Start
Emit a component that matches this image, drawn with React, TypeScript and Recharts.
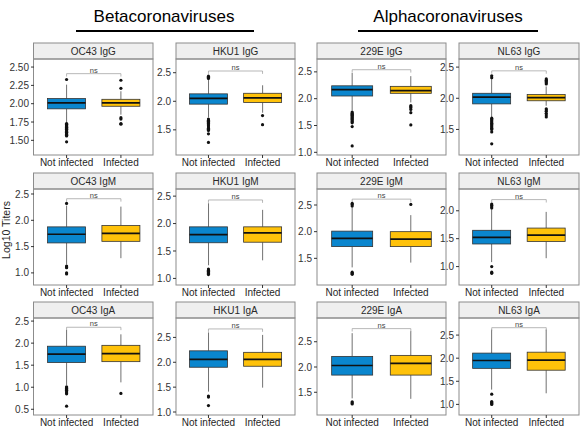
import { ComposedChart, Bar, Scatter, XAxis, YAxis, ReferenceLine } from 'recharts';

const groups = ['Not infected', 'Infected'];
const groupColors = ['#0A86CE', '#FFC20A'];

// panels in row-major order (IgG, IgM, IgA rows)
const panelTitles = [
  'OC43 IgG', 'HKU1 IgG', '229E IgG', 'NL63 IgG',
  'OC43 IgM', 'HKU1 IgM', '229E IgM', 'NL63 IgM',
  'OC43 IgA', 'HKU1 IgA', '229E IgA', 'NL63 IgA',
];

const tickValues = [
  [1.5, 1.75, 2, 2.25, 2.5], [1.5, 2, 2.5], [1, 1.5, 2, 2.5], [1.5, 2, 2.5],
  [1, 1.5, 2, 2.5], [1, 1.5, 2, 2.5], [1.5, 2, 2.5], [1, 1.5, 2],
  [0.5, 1, 1.5, 2, 2.5], [1, 1.5, 2, 2.5], [1.5, 2, 2.5], [1, 1.5, 2, 2.5],
];
const tickDigits = [2, 1, 1, 1, 1, 1, 1, 1, 1, 1, 1, 1];

const yRanges = [
  [1.3, 2.61], [1.06, 2.74], [0.95, 2.74], [1.09, 2.63],
  [0.77, 2.595], [0.88, 2.63], [1.0, 2.8], [0.67, 2.39],
  [0.37, 2.57], [0.94, 2.89], [1.05, 2.97], [0.77, 2.87],
];

// [lower whisker, q1, median, q3, upper whisker]
const notInfectedBox = [
  [1.75, 1.93, 2.01, 2.07, 2.26], [1.72, 1.95, 2.05, 2.13, 2.38], [1.78, 2.05, 2.17, 2.24, 2.48], [1.7, 1.91, 2.02, 2.08, 2.31],
  [1.16, 1.57, 1.735, 1.875, 2.28], [1.24, 1.65, 1.8, 1.94, 2.37], [1.33, 1.72, 1.875, 2.01, 2.45], [1.08, 1.405, 1.525, 1.65, 2.03],
  [1.05, 1.56, 1.75, 1.93, 2.3], [1.41, 1.9, 2.06, 2.23, 2.6], [1.38, 1.84, 2.03, 2.21, 2.67], [1.32, 1.78, 1.95, 2.11, 2.62],
];
const infectedBox = [
  [1.85, 1.965, 2.01, 2.06, 2.17], [1.8, 1.98, 2.06, 2.14, 2.28], [1.93, 2.1, 2.15, 2.23, 2.42], [1.88, 1.96, 2.01, 2.06, 2.19],
  [1.28, 1.6, 1.75, 1.9, 2.26], [1.33, 1.66, 1.83, 1.94, 2.25], [1.42, 1.72, 1.86, 2.0, 2.31], [1.15, 1.45, 1.565, 1.69, 1.98],
  [1.11, 1.58, 1.76, 1.95, 2.2], [1.49, 1.92, 2.06, 2.2, 2.55], [1.37, 1.84, 2.07, 2.23, 2.71], [1.24, 1.74, 1.96, 2.13, 2.62],
];

const notInfectedOutliers = [
  [2.33, 1.73, 1.72, 1.71, 1.7, 1.69, 1.68, 1.67, 1.66, 1.65, 1.64, 1.63, 1.62, 1.61, 1.6, 1.59, 1.58, 1.57, 1.56, 1.48],
  [2.44, 2.42, 2.4, 1.69, 1.67, 1.65, 1.63, 1.61, 1.59, 1.57, 1.55, 1.53, 1.51, 1.49, 1.43, 1.28],
  [1.75, 1.73, 1.71, 1.69, 1.67, 1.65, 1.63, 1.61, 1.59, 1.57, 1.55, 1.48, 1.12],
  [2.36, 2.33, 1.68, 1.66, 1.64, 1.62, 1.6, 1.58, 1.56, 1.54, 1.52, 1.5, 1.46, 1.27],
  [2.32, 1.13, 1.11, 1.1, 1.0, 0.98],
  [1.17, 1.15, 1.13, 1.11, 1.09, 1.07],
  [2.53, 2.51, 2.48, 1.24, 1.22, 1.2],
  [2.12, 2.1, 2.07, 2.05, 1.0, 0.9, 0.88],
  [1.01, 0.99, 0.97, 0.95, 0.93, 0.9, 0.87, 0.85, 0.57],
  [1.32, 1.3, 1.13],
  [1.31, 1.29, 1.27],
  [1.22, 1.06, 1.04, 1.02, 1.0],
];
const infectedOutliers = [
  [2.32, 2.21, 1.81, 1.79, 1.73, 1.72],
  [1.75, 1.59],
  [1.87, 1.85, 1.83, 1.8, 1.74, 1.51],
  [2.31, 2.29, 2.27, 2.25, 2.23, 1.83, 1.81, 1.79, 1.76, 1.73, 1.7],
  [], [], [2.51], [],
  [0.86], [], [], [],
];

const nsLevels = [2.41, 2.53, 2.54, 2.44, 2.41, 2.43, 2.61, 2.2, 2.36, 2.67, 2.76, 2.66];

const colLeft = [33.5, 176, 317, 459];
const colWidth = [119.5, 119, 129, 120];
const rowTop = [43, 173, 302];
const rowPlotH = [96, 96, 97];
const STRIP = 16;
const YW = 30;
const XH = 18;
const TOPPAD = 6;
const FONT = '"Liberation Sans", Arial, sans-serif';

function BoxShape(props: any) {
  const { x, y, width, height, payload } = props;
  const top = Math.min(y, y + height);
  const bottom = Math.max(y, y + height);
  const px = (v: number) => top + ((payload.hi - v) / (payload.hi - payload.lo)) * (bottom - top);
  const cx = x + width / 2;
  return (
    <g>
      <line x1={cx} x2={cx} y1={px(payload.hi)} y2={px(payload.q3)} stroke="#333" strokeWidth={0.7} />
      <line x1={cx} x2={cx} y1={px(payload.q1)} y2={px(payload.lo)} stroke="#333" strokeWidth={0.7} />
      <rect x={x} y={px(payload.q3)} width={width} height={px(payload.q1) - px(payload.q3)} fill={payload.fill} stroke="#333" strokeWidth={0.8} />
      <line x1={x} x2={x + width} y1={px(payload.med)} y2={px(payload.med)} stroke="#111" strokeWidth={1.7} />
    </g>
  );
}

const Dot = (p: any) => <circle cx={p.cx} cy={p.cy} r={1.6} fill="#111" />;

function Panel({ idx }: { idx: number }) {
  const col = idx % 4;
  const row = Math.floor(idx / 4);
  const w = colWidth[col];
  const plotH = rowPlotH[row];
  const pad = w / 22;
  const yr = yRanges[idx];
  const drop = (yr[1] - yr[0]) * 0.03;
  const ns = nsLevels[idx];
  const data = groups.map((g, i) => {
    const s = i === 0 ? notInfectedBox[idx] : infectedBox[idx];
    return { group: g, lo: s[0], q1: s[1], med: s[2], q3: s[3], hi: s[4], fill: groupColors[i] };
  });
  const outliers = [
    ...notInfectedOutliers[idx].map((v) => ({ group: groups[0], v })),
    ...infectedOutliers[idx].map((v) => ({ group: groups[1], v })),
  ];
  return (
    <div style={{ position: 'absolute', left: colLeft[col] - YW, top: rowTop[row] + STRIP - TOPPAD }}>
      <ComposedChart
        width={YW + w + 2}
        height={plotH + XH + TOPPAD}
        data={data}
        margin={{ top: TOPPAD, right: 2, bottom: 0, left: 0 }}
        barCategoryGap="15%"
        style={{ fontFamily: FONT }}
      >
        <XAxis
          dataKey="group"
          type="category"
          allowDuplicatedCategory={false}
          padding={{ left: pad, right: pad }}
          axisLine={false}
          tickLine={{ stroke: '#333' }}
          tickSize={3}
          tickMargin={1}
          interval={0}
          height={XH}
          tick={{ fontSize: 10, fill: '#1f1f1f' }}
        />
        <YAxis
          type="number"
          domain={yr}
          allowDataOverflow
          ticks={tickValues[idx]}
          interval={0}
          tickFormatter={(v: number) => v.toFixed(tickDigits[idx])}
          width={YW}
          axisLine={false}
          tickLine={{ stroke: '#333' }}
          tickSize={3}
          tickMargin={2}
          tick={{ fontSize: 10, fill: '#333' }}
        />
        <Bar dataKey={(d: any) => [d.lo, d.hi]} shape={BoxShape} isAnimationActive={false} />
        <Scatter data={outliers} dataKey="v" shape={Dot} isAnimationActive={false} />
        <ReferenceLine
          segment={[{ x: groups[0], y: ns }, { x: groups[1], y: ns }]}
          stroke="#9a9a9a"
          strokeWidth={0.7}
          label={{ value: 'ns', position: 'top', offset: 1, fontSize: 7.5, fill: '#444' }}
        />
        <ReferenceLine segment={[{ x: groups[0], y: ns }, { x: groups[0], y: ns - drop }]} stroke="#9a9a9a" strokeWidth={0.7} />
        <ReferenceLine segment={[{ x: groups[1], y: ns }, { x: groups[1], y: ns - drop }]} stroke="#9a9a9a" strokeWidth={0.7} />
      </ComposedChart>
    </div>
  );
}

export default function App() {
  return (
    <div style={{ position: 'absolute', left: 0, top: 0, width: 588, height: 437, background: '#fff', overflow: 'hidden' }}>
      <svg width={588} height={437} style={{ position: 'absolute', left: 0, top: 0 }} fontFamily={FONT}>
        <text x={164} y={22} fontSize={17} textAnchor="middle" fill="#000">Betacoronaviruses</text>
        <line x1={76} x2={254} y1={31} y2={31} stroke="#000" strokeWidth={2} />
        <text x={448} y={22} fontSize={17} textAnchor="middle" fill="#000">Alphacoronaviruses</text>
        <line x1={358} x2={538} y1={31} y2={31} stroke="#000" strokeWidth={2} />
        <text x={10} y={230} fontSize={10.5} textAnchor="middle" fill="#1f1f1f" transform="rotate(-90 10 230)">Log10 Titers</text>
        {panelTitles.map((t, idx) => {
          const col = idx % 4;
          const row = Math.floor(idx / 4);
          const x = colLeft[col];
          const w = colWidth[col];
          const y = rowTop[row];
          return (
            <g key={t}>
              <rect x={x} y={y} width={w} height={STRIP} fill="#efefef" stroke="#8c8c8c" strokeWidth={1} />
              <text x={x + w / 2} y={y + 12} fontSize={10} textAnchor="middle" fill="#2a2a2a">{t}</text>
              <rect x={x} y={y + STRIP} width={w} height={rowPlotH[row]} fill="none" stroke="#8c8c8c" strokeWidth={1} />
            </g>
          );
        })}
      </svg>
      {panelTitles.map((t, idx) => (
        <Panel key={t} idx={idx} />
      ))}
    </div>
  );
}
End
*GOAL*: Transcribe the opening line of the listing above, please, and every line after it through the line with "const groupColors = ['#0A86CE', '#FFC20A'];", word for word, without pictures.

*RESULT FOR THIS TASK*:
Emit a component that matches this image, drawn with React, TypeScript and Recharts.
import { ComposedChart, Bar, Scatter, XAxis, YAxis, ReferenceLine } from 'recharts';

const groups = ['Not infected', 'Infected'];
const groupColors = ['#0A86CE', '#FFC20A'];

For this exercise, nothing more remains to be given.